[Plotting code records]
◇ ◇ ◇ ◇ ◇ ◇ ◇

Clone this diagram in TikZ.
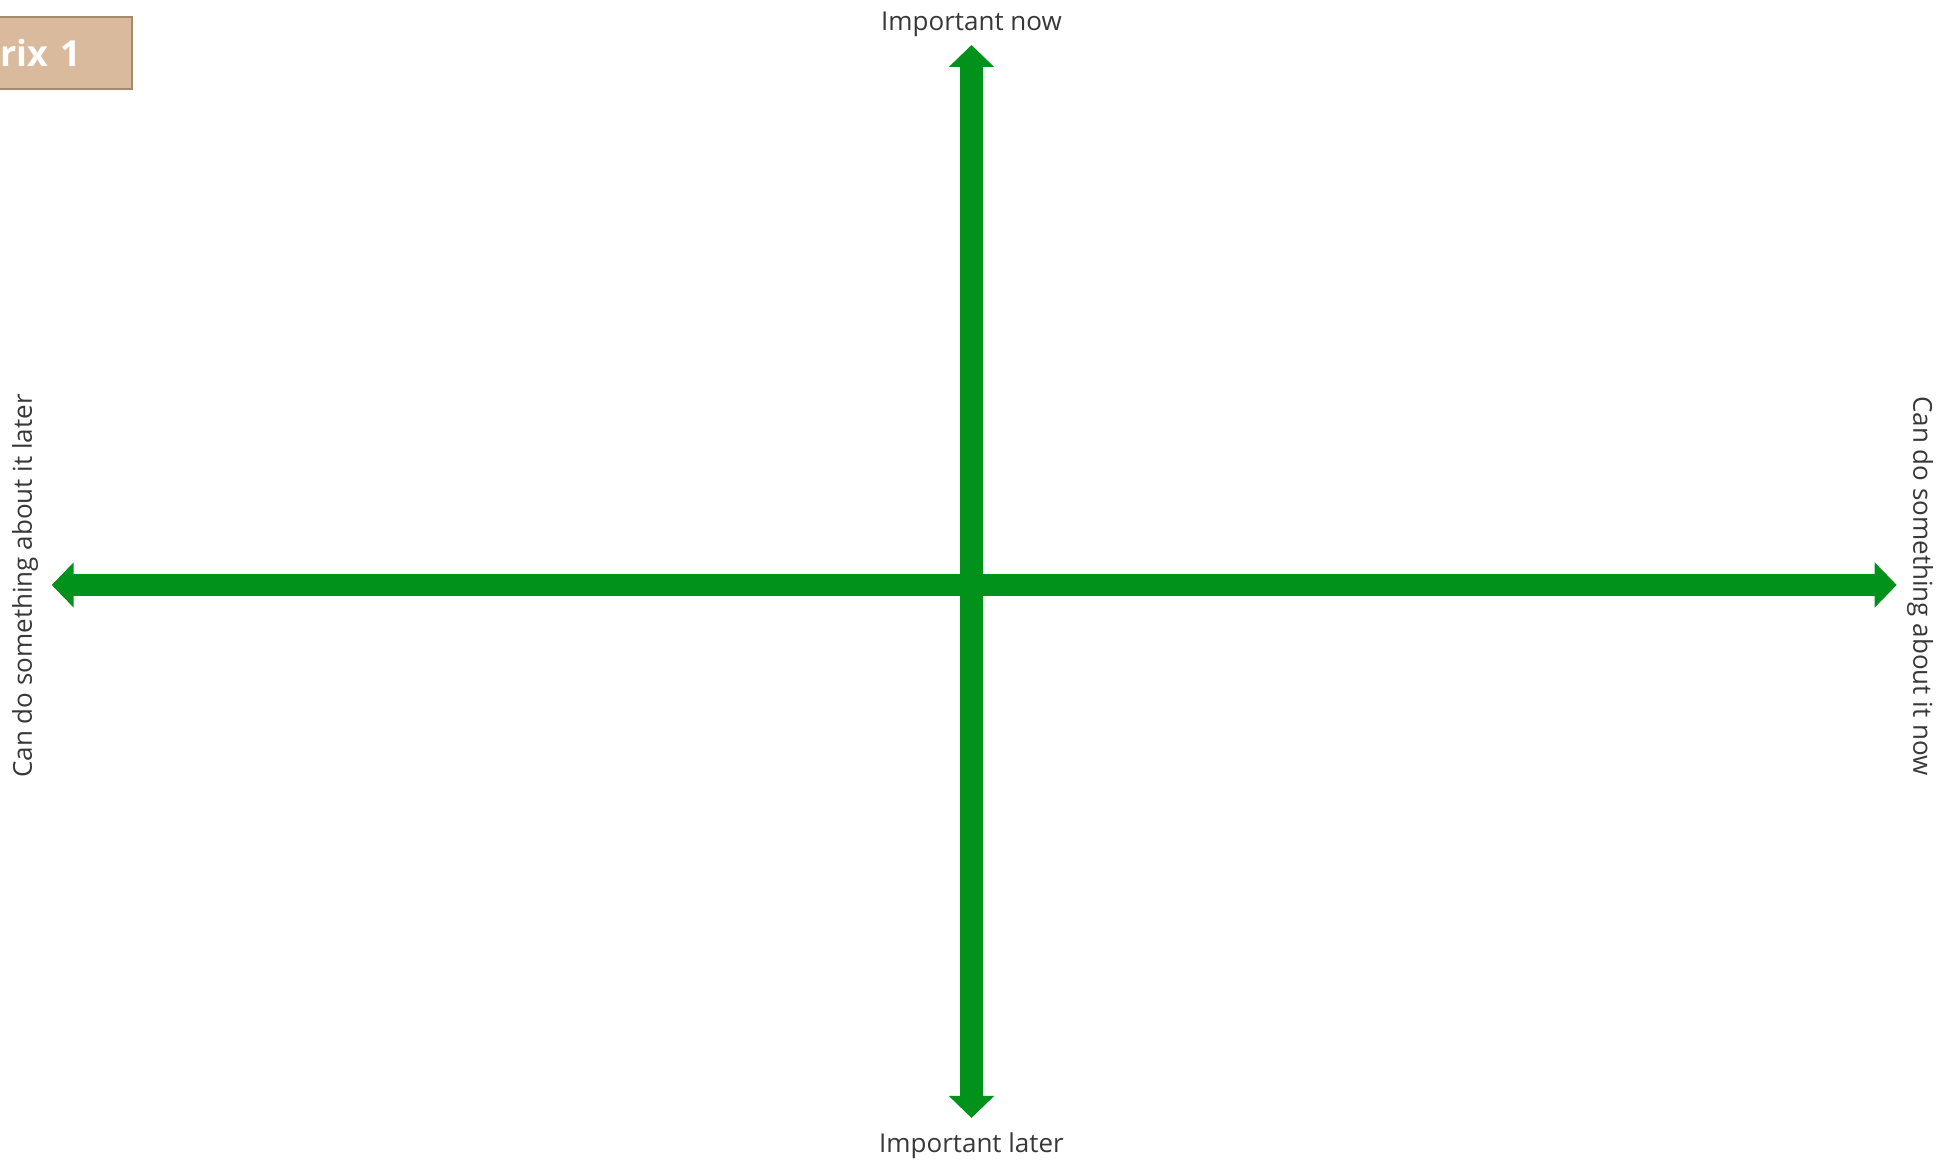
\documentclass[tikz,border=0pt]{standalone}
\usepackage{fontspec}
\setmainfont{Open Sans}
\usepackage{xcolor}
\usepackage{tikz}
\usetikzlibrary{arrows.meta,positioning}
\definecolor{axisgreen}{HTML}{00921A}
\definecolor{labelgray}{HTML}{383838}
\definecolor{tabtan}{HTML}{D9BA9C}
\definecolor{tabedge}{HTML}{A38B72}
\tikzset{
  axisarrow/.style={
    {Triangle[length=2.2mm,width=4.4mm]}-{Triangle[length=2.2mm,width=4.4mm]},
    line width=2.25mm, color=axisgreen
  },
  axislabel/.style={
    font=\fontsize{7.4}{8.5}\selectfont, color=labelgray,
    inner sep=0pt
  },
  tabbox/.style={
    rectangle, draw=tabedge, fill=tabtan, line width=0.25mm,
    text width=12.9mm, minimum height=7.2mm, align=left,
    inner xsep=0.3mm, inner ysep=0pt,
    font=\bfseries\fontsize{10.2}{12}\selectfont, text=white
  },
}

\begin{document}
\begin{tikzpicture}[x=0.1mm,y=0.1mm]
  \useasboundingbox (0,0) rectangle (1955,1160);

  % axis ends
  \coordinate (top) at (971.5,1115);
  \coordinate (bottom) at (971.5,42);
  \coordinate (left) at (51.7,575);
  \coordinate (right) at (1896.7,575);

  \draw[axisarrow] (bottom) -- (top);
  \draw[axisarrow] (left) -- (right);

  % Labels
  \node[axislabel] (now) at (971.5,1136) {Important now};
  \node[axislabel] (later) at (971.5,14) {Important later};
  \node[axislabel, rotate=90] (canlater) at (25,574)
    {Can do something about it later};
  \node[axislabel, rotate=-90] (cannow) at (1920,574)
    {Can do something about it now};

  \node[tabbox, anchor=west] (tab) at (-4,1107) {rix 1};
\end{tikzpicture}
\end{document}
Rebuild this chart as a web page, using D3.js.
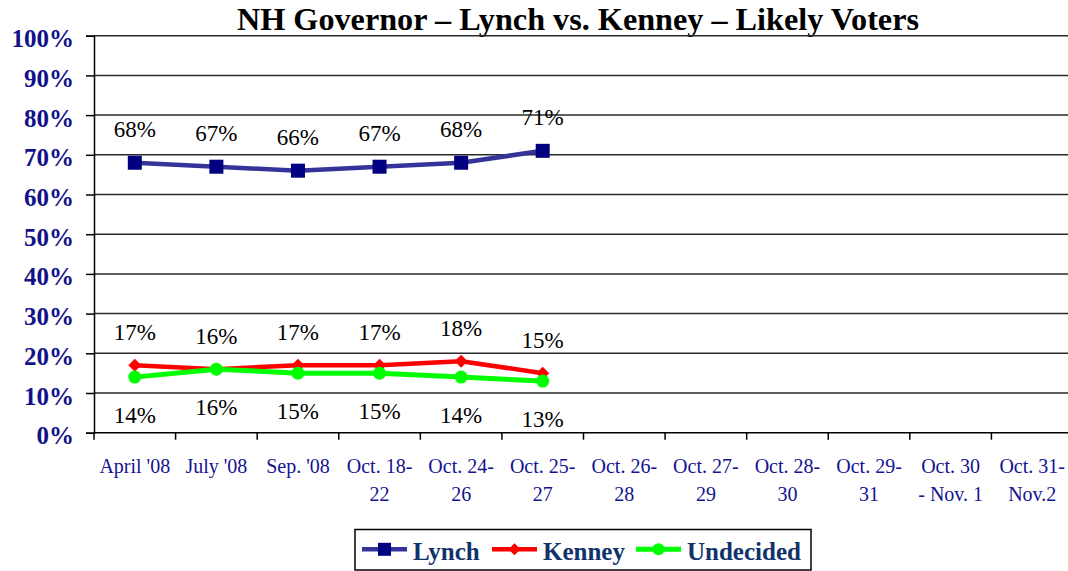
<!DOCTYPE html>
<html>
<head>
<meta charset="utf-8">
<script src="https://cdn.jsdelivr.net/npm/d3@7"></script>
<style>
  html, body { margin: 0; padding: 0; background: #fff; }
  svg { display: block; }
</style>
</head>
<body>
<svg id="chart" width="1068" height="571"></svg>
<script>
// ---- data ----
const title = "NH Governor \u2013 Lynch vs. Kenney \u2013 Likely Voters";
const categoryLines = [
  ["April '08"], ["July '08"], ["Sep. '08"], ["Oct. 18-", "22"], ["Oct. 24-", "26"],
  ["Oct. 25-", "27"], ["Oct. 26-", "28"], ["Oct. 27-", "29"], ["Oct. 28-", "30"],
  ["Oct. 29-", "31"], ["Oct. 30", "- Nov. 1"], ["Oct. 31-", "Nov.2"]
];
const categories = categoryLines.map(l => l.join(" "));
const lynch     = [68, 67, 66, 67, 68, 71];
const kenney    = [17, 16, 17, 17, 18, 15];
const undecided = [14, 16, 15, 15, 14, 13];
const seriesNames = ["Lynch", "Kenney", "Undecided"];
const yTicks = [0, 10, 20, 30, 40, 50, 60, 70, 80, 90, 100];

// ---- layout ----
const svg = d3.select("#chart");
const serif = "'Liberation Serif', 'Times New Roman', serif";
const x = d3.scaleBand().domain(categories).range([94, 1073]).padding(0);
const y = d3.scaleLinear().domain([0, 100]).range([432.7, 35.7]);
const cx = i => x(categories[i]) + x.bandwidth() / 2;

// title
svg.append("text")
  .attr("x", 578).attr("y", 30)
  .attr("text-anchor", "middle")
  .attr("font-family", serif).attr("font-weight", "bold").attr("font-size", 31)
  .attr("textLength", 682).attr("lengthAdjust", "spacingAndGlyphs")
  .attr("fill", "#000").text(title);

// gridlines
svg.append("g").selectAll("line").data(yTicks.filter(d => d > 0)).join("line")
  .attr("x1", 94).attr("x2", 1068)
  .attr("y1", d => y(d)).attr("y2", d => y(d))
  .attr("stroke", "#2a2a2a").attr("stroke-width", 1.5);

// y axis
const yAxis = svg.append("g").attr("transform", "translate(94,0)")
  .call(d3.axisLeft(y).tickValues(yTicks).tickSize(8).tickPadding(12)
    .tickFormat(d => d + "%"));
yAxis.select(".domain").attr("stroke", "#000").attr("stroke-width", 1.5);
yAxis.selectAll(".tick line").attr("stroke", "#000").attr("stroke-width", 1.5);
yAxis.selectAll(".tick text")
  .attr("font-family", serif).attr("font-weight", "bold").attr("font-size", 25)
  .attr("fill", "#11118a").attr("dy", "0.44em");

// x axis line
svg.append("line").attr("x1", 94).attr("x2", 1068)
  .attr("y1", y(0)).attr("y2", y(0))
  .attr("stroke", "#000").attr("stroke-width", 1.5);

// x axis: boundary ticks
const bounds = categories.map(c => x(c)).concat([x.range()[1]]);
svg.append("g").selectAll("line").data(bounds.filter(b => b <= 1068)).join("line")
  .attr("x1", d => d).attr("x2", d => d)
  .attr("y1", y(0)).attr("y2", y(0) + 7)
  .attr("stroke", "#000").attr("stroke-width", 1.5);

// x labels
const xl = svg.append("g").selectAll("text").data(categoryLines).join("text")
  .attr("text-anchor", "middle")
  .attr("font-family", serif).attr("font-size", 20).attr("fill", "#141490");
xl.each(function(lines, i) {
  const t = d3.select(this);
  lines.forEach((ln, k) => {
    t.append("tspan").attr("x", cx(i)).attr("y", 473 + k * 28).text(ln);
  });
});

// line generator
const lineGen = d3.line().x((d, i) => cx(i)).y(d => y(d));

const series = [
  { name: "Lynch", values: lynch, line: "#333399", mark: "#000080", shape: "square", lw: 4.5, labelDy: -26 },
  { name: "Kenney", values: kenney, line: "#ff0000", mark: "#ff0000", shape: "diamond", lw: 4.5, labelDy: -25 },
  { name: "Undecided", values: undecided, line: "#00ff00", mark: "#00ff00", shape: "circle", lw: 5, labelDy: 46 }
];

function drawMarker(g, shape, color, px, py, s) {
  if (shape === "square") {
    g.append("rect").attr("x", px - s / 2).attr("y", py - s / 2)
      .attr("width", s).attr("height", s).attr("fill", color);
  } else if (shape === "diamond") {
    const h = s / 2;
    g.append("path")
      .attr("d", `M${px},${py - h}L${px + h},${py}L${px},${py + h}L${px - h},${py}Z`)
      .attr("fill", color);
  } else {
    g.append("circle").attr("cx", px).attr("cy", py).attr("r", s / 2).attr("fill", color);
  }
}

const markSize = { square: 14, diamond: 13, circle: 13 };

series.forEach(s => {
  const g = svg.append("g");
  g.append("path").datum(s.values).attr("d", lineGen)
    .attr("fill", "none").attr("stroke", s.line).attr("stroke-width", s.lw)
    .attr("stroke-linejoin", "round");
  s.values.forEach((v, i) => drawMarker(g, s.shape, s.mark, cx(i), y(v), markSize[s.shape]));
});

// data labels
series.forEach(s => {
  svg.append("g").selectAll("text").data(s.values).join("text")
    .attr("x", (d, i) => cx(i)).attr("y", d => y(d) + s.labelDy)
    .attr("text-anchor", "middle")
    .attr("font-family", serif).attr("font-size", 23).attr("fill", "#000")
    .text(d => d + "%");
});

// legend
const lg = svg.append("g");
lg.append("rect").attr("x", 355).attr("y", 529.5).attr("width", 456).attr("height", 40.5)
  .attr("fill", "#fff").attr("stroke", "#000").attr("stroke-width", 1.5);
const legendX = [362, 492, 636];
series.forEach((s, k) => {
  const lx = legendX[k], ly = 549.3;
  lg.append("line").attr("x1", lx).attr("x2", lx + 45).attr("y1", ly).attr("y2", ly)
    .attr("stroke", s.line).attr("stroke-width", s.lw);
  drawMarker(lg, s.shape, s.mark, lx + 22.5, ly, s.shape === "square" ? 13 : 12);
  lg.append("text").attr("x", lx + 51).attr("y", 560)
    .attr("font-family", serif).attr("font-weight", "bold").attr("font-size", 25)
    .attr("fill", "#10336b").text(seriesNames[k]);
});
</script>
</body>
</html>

◇ ◇ ◇ ◇ ◇ ◇ ◇

### GIVEN EXERCISE:
Restate word for word only the lines from where the entries begin through the one with "(left) -- (right);"; omit the pictures.

### SOLUTION TO THIS TASK:
Clone this diagram in TikZ.
\documentclass[tikz,border=0pt]{standalone}
\usepackage{fontspec}
\setmainfont{Open Sans}
\usepackage{xcolor}
\usepackage{tikz}
\usetikzlibrary{arrows.meta,positioning}
\definecolor{axisgreen}{HTML}{00921A}
\definecolor{labelgray}{HTML}{383838}
\definecolor{tabtan}{HTML}{D9BA9C}
\definecolor{tabedge}{HTML}{A38B72}
\tikzset{
  axisarrow/.style={
    {Triangle[length=2.2mm,width=4.4mm]}-{Triangle[length=2.2mm,width=4.4mm]},
    line width=2.25mm, color=axisgreen
  },
  axislabel/.style={
    font=\fontsize{7.4}{8.5}\selectfont, color=labelgray,
    inner sep=0pt
  },
  tabbox/.style={
    rectangle, draw=tabedge, fill=tabtan, line width=0.25mm,
    text width=12.9mm, minimum height=7.2mm, align=left,
    inner xsep=0.3mm, inner ysep=0pt,
    font=\bfseries\fontsize{10.2}{12}\selectfont, text=white
  },
}

\begin{document}
\begin{tikzpicture}[x=0.1mm,y=0.1mm]
  \useasboundingbox (0,0) rectangle (1955,1160);

  % axis ends
  \coordinate (top) at (971.5,1115);
  \coordinate (bottom) at (971.5,42);
  \coordinate (left) at (51.7,575);
  \coordinate (right) at (1896.7,575);

  \draw[axisarrow] (bottom) -- (top);
  \draw[axisarrow] (left) -- (right);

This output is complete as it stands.